What are the ways to make money today into money tomorrow? There are many ways. But we want to make money today into money tomorrow in the most efficient way that involves the least amount of worry.  After all, we have specialised in some other area of human activity, and are not good at this area. So we should pick an investment that requires no upkeep, no worry, and good returns. This rules out real estate entirely, and the last criterion rules out letting money sit there.

So how does money today turn into money tomorrow? First you pay taxes on the money today, then give the money today as a loan (called "buying a bond")  to someone who needs it to do something that will be profitable. Or you can purchase a bit of an enterprise that makes money (called "buying stock") and let it make money, and pay you in the form of dividends or appreciation of shares, as the company grows. Then you sell what you have or get payed back and get taxed again.

But what if they don't pay me back or the company fails? Then you are screwed.

So what if I put a little bit of money in each loan and each share? Then the failure of each one won't hurt you that much.

Okay, I'll do that! Got a few million lying around?

Nope. So I can't do that? Nope, you can't. Bonds come in units of $1000 face value, and stocks in lots of 100.

Wait, what if I got a bunch of my friends together, and we pooled our money? That's called a mutual fund, and you can buy them. But the person who manages the fund charges you money, and that comes right out of the money tomorrow, and sometimes out of the money you put in.

So I should try to minimize these charges? Exactly!

Someone promises me higher returns for his fees! He's lying: academic research has shown no evidence of after-fee returns beating the market in general. After all, wouldn't you keep this secret for yourself if it really worked? He gets paid the same even if you lose all your money.

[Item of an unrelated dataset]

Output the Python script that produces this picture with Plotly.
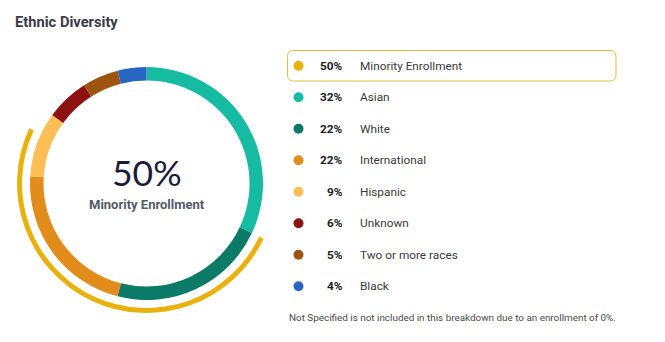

So what is the fund with the lowest fees? Well, the Vanguard Admiral Shares S&P 500 has fees of 0.05% of your money. Check out the prospectuses before you invest: they list out all the things that can go wrong.

But I don't like the risk! Remember bonds? You are more likely to get paid back, but the price is lower returns.

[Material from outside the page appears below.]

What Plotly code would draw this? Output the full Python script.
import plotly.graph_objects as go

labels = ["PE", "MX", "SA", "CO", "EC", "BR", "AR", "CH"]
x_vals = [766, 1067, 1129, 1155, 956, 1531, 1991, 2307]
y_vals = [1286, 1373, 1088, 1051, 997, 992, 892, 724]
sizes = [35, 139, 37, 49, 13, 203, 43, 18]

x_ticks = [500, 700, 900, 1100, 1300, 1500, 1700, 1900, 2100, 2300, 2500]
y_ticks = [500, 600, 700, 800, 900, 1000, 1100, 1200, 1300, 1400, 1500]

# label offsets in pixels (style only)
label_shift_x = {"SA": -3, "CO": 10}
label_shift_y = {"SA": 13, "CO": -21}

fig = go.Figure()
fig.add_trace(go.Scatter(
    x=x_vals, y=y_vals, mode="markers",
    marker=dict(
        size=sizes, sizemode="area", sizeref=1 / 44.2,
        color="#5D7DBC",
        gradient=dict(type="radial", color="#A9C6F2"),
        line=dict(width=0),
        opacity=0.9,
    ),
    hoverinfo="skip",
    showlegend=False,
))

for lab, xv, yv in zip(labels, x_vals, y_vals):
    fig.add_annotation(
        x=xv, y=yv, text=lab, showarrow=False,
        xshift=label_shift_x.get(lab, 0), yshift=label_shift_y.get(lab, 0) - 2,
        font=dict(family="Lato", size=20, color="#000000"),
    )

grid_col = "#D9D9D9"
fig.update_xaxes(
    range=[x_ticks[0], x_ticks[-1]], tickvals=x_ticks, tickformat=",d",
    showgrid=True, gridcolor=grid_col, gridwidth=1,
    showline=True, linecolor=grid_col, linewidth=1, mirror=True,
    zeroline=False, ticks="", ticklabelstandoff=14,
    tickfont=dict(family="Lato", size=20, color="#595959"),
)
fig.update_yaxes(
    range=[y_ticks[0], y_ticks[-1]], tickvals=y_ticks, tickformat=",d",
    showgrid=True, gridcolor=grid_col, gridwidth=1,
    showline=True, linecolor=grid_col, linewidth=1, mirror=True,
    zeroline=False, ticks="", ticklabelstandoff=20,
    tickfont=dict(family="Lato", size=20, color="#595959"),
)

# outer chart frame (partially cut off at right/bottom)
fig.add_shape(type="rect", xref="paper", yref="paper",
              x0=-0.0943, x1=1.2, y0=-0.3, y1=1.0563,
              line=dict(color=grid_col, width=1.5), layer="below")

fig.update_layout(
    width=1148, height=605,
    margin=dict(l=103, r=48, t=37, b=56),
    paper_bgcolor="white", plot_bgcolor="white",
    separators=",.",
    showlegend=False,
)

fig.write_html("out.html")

But I want diversification! So buy a bond mutual fund as well. And as usual there are fees you want to avoid.

Do I need anything else? According to CAPM, no. (We can talk about international stocks, but the S&P 500 do business worldwide, and there are lots of details about the costs of diversification etc.)

But how much do I put in each? That's a research question. But there is plenty of advice on this one question, and it doesn't cost you anything.

What about taxes? That's between you and the IRS. But sign up for a 401(k), maximize it, put as much into an IRA as you can, consider carefully the Roth IRA, think about which bonds you want to hold, and don't trade!

Don't trade? Don't trade: remember, you have competition. Trading hurts retail investors: it is expensive and they aren't good at it.

But I have a really good idea! Then work on Wall Street and risk someone else's money. Best part: you get paid either way.

But I want to change which mutual fund I hold to one that got more returns! Don't do it: the high returns don't last. Reversion to the mean is a powerful force.

I want to move to bonds as I get older! Still don't do it: you get taxed on the realized gains. It's easier to buy new then to sell old.

So what should I do? Think of your portfolio as one thing, and think about how to minimize taxes and fees as you go from where you are now to where you want to be. Then do it. But think first! Buying doesn't destroy the basis the way selling does, and overbalancing in tax-deferred accounts cancels out imbalanced non tax-deferred accounts.

------

Sources: http://www.vanguard.com/bogle_site/sp20051015.htm

http://online.wsj.com/article/SB10001424053111904583204576544681577401622.html

Buffet endorsing the index fund http://www.berkshirehathaway.com/letters/1996.html

http://johncbogle.com/wordpress/wp-content/uploads/2011/09/The-Professor-The-Student-and-the-Index-Fund-9-4-11.pdf

Similar sources exist everywhere. Ask your local economics professor what his investments are, and I will be willing to bet 10:1 odds that they are majority placed in an index fund.